### DATA LINES

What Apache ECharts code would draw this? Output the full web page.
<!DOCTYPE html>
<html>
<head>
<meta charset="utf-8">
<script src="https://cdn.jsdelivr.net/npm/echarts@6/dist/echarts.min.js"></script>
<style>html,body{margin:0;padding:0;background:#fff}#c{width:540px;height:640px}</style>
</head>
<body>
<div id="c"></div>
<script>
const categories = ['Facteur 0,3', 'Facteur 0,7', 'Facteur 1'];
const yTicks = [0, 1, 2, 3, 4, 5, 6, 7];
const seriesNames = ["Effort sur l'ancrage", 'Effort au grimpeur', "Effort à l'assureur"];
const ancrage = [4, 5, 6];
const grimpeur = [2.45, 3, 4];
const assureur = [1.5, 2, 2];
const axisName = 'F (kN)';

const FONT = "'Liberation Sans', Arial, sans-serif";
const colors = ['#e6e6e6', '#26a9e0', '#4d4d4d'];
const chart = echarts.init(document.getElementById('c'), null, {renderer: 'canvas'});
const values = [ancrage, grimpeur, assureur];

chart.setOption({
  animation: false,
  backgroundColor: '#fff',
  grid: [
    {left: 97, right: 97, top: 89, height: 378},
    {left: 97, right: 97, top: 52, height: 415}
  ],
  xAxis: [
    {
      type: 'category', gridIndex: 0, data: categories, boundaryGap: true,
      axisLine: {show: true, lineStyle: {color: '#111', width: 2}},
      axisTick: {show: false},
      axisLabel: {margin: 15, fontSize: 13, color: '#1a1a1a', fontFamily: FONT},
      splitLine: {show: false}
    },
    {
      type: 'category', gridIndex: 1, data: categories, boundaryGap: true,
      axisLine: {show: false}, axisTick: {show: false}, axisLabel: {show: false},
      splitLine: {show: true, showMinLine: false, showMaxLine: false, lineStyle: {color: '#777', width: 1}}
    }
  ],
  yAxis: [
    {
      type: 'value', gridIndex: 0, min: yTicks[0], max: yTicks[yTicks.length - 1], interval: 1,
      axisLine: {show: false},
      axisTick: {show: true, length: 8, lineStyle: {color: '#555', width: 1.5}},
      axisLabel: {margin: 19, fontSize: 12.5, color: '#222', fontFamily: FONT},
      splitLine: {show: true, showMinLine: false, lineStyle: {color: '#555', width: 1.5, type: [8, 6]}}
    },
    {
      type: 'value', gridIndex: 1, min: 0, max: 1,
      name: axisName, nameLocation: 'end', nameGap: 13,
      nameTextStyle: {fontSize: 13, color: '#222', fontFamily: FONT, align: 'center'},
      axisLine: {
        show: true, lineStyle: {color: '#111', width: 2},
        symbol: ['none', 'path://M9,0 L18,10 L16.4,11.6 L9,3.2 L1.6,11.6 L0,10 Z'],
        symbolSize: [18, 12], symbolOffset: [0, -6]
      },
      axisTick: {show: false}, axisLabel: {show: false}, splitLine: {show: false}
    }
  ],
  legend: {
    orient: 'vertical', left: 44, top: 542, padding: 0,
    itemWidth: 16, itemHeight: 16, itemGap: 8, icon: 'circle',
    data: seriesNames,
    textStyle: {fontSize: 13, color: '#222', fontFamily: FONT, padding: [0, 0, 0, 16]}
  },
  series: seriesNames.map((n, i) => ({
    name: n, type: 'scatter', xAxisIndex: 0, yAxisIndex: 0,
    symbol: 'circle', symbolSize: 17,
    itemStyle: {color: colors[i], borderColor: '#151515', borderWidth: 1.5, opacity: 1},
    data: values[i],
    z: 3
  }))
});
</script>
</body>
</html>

### THE REQUEST
Exactly as written, please reproduce the lines from the first line of the data to the line containing "const axisName = 'F (kN)';", inclusive, and nothing else.

### WRITTEN RESPONSE
What Apache ECharts code would draw this? Output the full web page.
<!DOCTYPE html>
<html>
<head>
<meta charset="utf-8">
<script src="https://cdn.jsdelivr.net/npm/echarts@6/dist/echarts.min.js"></script>
<style>html,body{margin:0;padding:0;background:#fff}#c{width:540px;height:640px}</style>
</head>
<body>
<div id="c"></div>
<script>
const categories = ['Facteur 0,3', 'Facteur 0,7', 'Facteur 1'];
const yTicks = [0, 1, 2, 3, 4, 5, 6, 7];
const seriesNames = ["Effort sur l'ancrage", 'Effort au grimpeur', "Effort à l'assureur"];
const ancrage = [4, 5, 6];
const grimpeur = [2.45, 3, 4];
const assureur = [1.5, 2, 2];
const axisName = 'F (kN)';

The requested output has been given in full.